Metro Grand Rapids now includes 1,005,648, compared to a 2010 population of 774,160.

However, the new population data doesn’t reflect the full picture. The data is derived from the metropolitan statistical area consisting of Kent, Ottawa, Mecosta and Barry counties, while previous census data consisted of the MSA of Kent, Ionia, Barry and Newaygo counties.

According to the Michigan Department of Technology, Management and Budget’s website, “The methodology used for designating MSAs prior to 2003 reflected several factors and it tended to produce stable and consistent results. The new methodology used in 2003 and 2013 is much more simplistic. Counties are now generally linked solely on the basis of having commuting rates of 25 percent or more relative to the central county or counties of a metropolitan area. West Michigan happens to have several pairs of counties with commuting rates slightly below or slightly above 25 percent, so the composition of the Grand Rapids MSA is unstable and only tenuously related to actual changes in relationships among counties.”

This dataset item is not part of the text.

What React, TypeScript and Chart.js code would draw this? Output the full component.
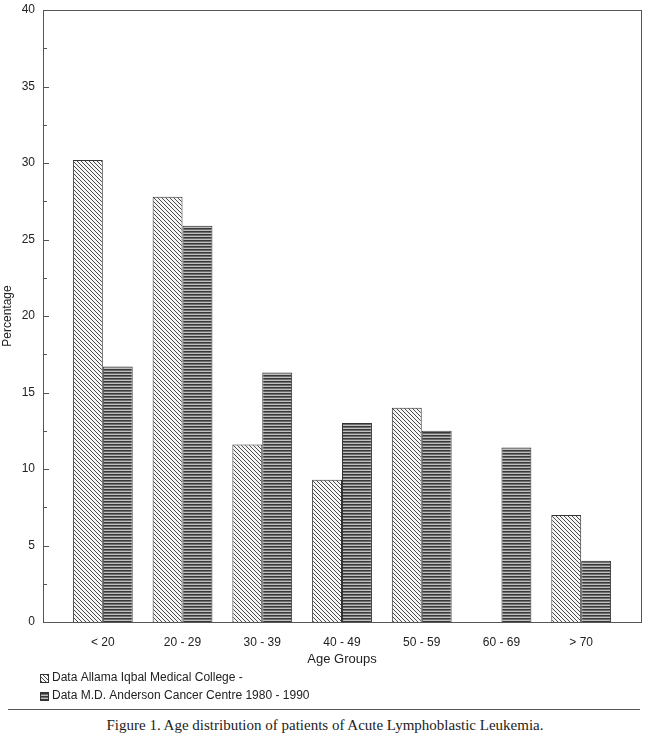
import React, { useEffect, useRef } from "react";
import { Chart, registerables } from "chart.js";

Chart.register(...registerables);

const categories = ["< 20", "20 - 29", "30 - 39", "40 - 49", "50 - 59", "60 - 69", "> 70"];
const allamaIqbal = [30.2, 27.8, 11.6, 9.3, 14.0, 0, 7.0];
const mdAnderson = [16.7, 25.9, 16.3, 13.0, 12.5, 11.4, 4.0];
const seriesLabels = ["Data Allama Iqbal Medical College -", "Data M.D. Anderson Cancer Centre 1980 - 1990"];
const yTicks = [0, 5, 10, 15, 20, 25, 30, 35, 40];

function makeDiagPattern(): CanvasPattern | string {
  const c = document.createElement("canvas");
  c.width = 4;
  c.height = 4;
  const g = c.getContext("2d");
  if (!g) return "#ddd";
  g.fillStyle = "#f6f6f6";
  g.fillRect(0, 0, 4, 4);
  g.strokeStyle = "#4a4a4a";
  g.lineWidth = 1.0;
  g.beginPath();
  g.moveTo(-1, -1);
  g.lineTo(5, 5);
  g.moveTo(-1, 3);
  g.lineTo(1, 5);
  g.moveTo(3, -1);
  g.lineTo(5, 1);
  g.stroke();
  return g.createPattern(c, "repeat") as CanvasPattern;
}

function makeHorizPattern(): CanvasPattern | string {
  const c = document.createElement("canvas");
  c.width = 4;
  c.height = 3;
  const g = c.getContext("2d");
  if (!g) return "#666";
  g.fillStyle = "#383838";
  g.fillRect(0, 0, 4, 1);
  g.fillStyle = "#6e6e6e";
  g.fillRect(0, 1, 4, 1);
  g.fillStyle = "#c0c0c0";
  g.fillRect(0, 2, 4, 1);
  return g.createPattern(c, "repeat") as CanvasPattern;
}

export default function App() {
  const ref = useRef<HTMLCanvasElement | null>(null);

  useEffect(() => {
    if (!ref.current) return;
    const diag = makeDiagPattern();
    const horiz = makeHorizPattern();

    const framePlugin = {
      id: "frameAndTicks",
      afterDatasetsDraw(chart: any) {
        const { ctx, chartArea } = chart;
        const y = chart.scales.y;
        ctx.save();
        ctx.strokeStyle = "#555";
        ctx.lineWidth = 1;
        ctx.strokeRect(chartArea.left + 0.5, chartArea.top + 0.5, chartArea.right - chartArea.left, chartArea.bottom - chartArea.top);
        ctx.beginPath();
        for (let v = 0; v <= 40; v += 2.5) {
          const py = Math.round(y.getPixelForValue(v)) + 0.5;
          const len = v % 5 === 0 ? 6 : 4;
          ctx.moveTo(chartArea.left, py);
          ctx.lineTo(chartArea.left + len, py);
        }
        ctx.stroke();
        ctx.restore();
      },
      afterDraw(chart: any) {
        const { ctx, chartArea } = chart;
        ctx.save();
        ctx.font = "12px 'Liberation Sans', Arial, sans-serif";
        ctx.fillStyle = "#222";
        ctx.textBaseline = "middle";
        const baseY = chartArea.bottom + 56;
        chart.data.datasets.forEach((ds: any, i: number) => {
          const yy = baseY + i * 18;
          const x0 = 40;
          ctx.fillStyle = ds.backgroundColor;
          ctx.fillRect(x0, yy - 4, 8, 8);
          ctx.strokeStyle = "#333";
          ctx.lineWidth = 1;
          ctx.strokeRect(x0 + 0.5, yy - 3.5, 8, 8);
          ctx.fillStyle = "#222";
          ctx.fillText(ds.label, x0 + 12, yy);
        });
        ctx.restore();
      },
    };

    const chart = new Chart(ref.current, {
      type: "bar",
      data: {
        datasets: [
          {
            label: seriesLabels[0],
            data: allamaIqbal.map((v, i) => ({ x: i, y: v })),
            backgroundColor: diag as any,
            borderColor: "#333",
            borderWidth: 1,
            categoryPercentage: 0.75,
            barPercentage: 1.0,
          },
          {
            label: seriesLabels[1],
            data: mdAnderson.map((v, i) => ({ x: i, y: v })),
            backgroundColor: horiz as any,
            borderColor: "#333",
            borderWidth: 1,
            categoryPercentage: 0.75,
            barPercentage: 1.0,
          },
        ],
      },
      options: {
        animation: false,
        responsive: false,
        maintainAspectRatio: false,
        layout: { padding: { top: 10, right: 9, left: 0, bottom: 38 } },
        plugins: { legend: { display: false }, tooltip: { enabled: false } },
        scales: {
          x: {
            type: "linear",
            offset: false,
            min: -0.75,
            max: 6.75,
            grid: { display: false, drawTicks: false, offset: false },
            border: { display: false },
            afterBuildTicks: (scale: any) => {
              scale.ticks = categories.map((_, i) => ({ value: i }));
            },
            afterFit: (scale: any) => {
              scale.height = 45;
              scale.paddingLeft = 0;
              scale.paddingRight = 0;
            },
            ticks: {
              autoSkip: false,
              maxRotation: 0,
              padding: 13,
              color: "#222",
              font: { family: "'Liberation Sans', Arial, sans-serif", size: 12 },
              callback: (v: any) => categories[v as number] ?? "",
            },
            title: {
              display: true,
              text: "Age Groups",
              color: "#222",
              font: { family: "'Liberation Sans', Arial, sans-serif", size: 13 },
              padding: { top: 3, bottom: 0 },
            },
          },
          y: {
            min: 0,
            max: 40,
            grid: { display: false, drawTicks: false },
            border: { display: false },
            afterBuildTicks: (scale: any) => {
              scale.ticks = yTicks.map((v) => ({ value: v }));
            },
            afterFit: (scale: any) => {
              scale.width = 43;
              scale.paddingTop = 0;
              scale.paddingBottom = 0;
            },
            ticks: {
              padding: 8,
              color: "#222",
              font: { family: "'Liberation Sans', Arial, sans-serif", size: 12 },
            },
            title: {
              display: true,
              text: "Percentage",
              color: "#222",
              font: { family: "'Liberation Sans', Arial, sans-serif", size: 12 },
              padding: { top: 0, bottom: 0 },
            },
          },
        },
      },
      plugins: [framePlugin],
    });
    return () => chart.destroy();
  }, []);

  return (
    <div style={{ position: "absolute", left: 0, top: 0, width: 650, height: 747, background: "#fff" }}>
      <canvas ref={ref} width={650} height={705} style={{ display: "block", width: 650, height: 705 }} />
      <div style={{ position: "absolute", left: 8, top: 709, width: 632, borderTop: "1.5px solid #555" }} />
      <div
        style={{
          position: "absolute",
          left: 0,
          top: 717,
          width: 650,
          textAlign: "center",
          fontFamily: "'Liberation Serif', 'Times New Roman', serif",
          fontSize: 15,
          color: "#222",
        }}
      >
        Figure 1. Age distribution of patients of Acute Lymphoblastic Leukemia.
      </div>
    </div>
  );
}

Counties have shifted in meeting the 25 percent threshold, creating the current census configuration and allowing for the much larger numbers.

The rise in population is not entirely the result of the shifting MSA, however.

“Kent and Ottawa counties had the highest rates of natural increase in the state; i.e., more births than deaths,” said Kenneth Darga, state demographer. “They also gained more migrants than they lost.

“I anticipate continued growth in West Michigan. This region has one of the most vibrant economies in Michigan, and its combination of favorable migration patterns and more births than deaths should make it one of the fastest growing regions of the state.”

Darga said the southeastern side of the state, including Detroit, isn’t growing at the same rate as West Michigan.

“Its primary competition for being the fastest growing region of Michigan is likely to come from the Traverse City and Ann Arbor areas, which have recently had higher net migration rates but lower birth rates,” he said.

The census data also shows that Ottawa and Kent are among the fastest growing counties in the state, ranking first and fourth, respectively. Grand Traverse is second and Keweenaw is third.

The Grand Rapids-Wyoming MSA ranks second in Michigan and 52nd in the United States.

“New York is the largest MSA (with nearly 20 million residents) and Carson City, Nev., is the smallest (with 55,000 residents),” Darga said. “Grand Rapids comes after Buffalo, Salt Lake City and Rochester, and it is larger than Tucson, Honolulu and Tulsa.

“The Grand Rapids-Wyoming-Muskegon consolidated statistical area, which includes Allegan, Ionia, Mecosta, and Muskegon counties, as well as the four counties of the Grand Rapids-Wyoming MSA, is the 38th largest CSA in the U.S.”

Detroit has seen a decline of an estimated one-tenth of 1 percent since the 2010 census, while Lansing grew by an estimated 0.4 percent since 2010.

“The Ann Arbor MSA, which consists of Washtenaw County alone, was the fastest-growing MSA in Michigan, with an estimated 1.8 percent growth since the 2010 census. Grand Rapids-Wyoming was close behind at 1.7 percent,” Darga said. “The Traverse City micropolitan area, which consists of Grand Traverse, Leelanau, Benzie, and Kalkaska counties, grew by an estimated 1.3 percent.

“The Coldwater micropolitan area (Branch County) had the highest estimated rate of population decline (-3 percent), followed by the Owosso micropolitan area (Shiawassee County) at -2 percent and the Flint metropolitan area (Genesee County) at -1.3 percent.”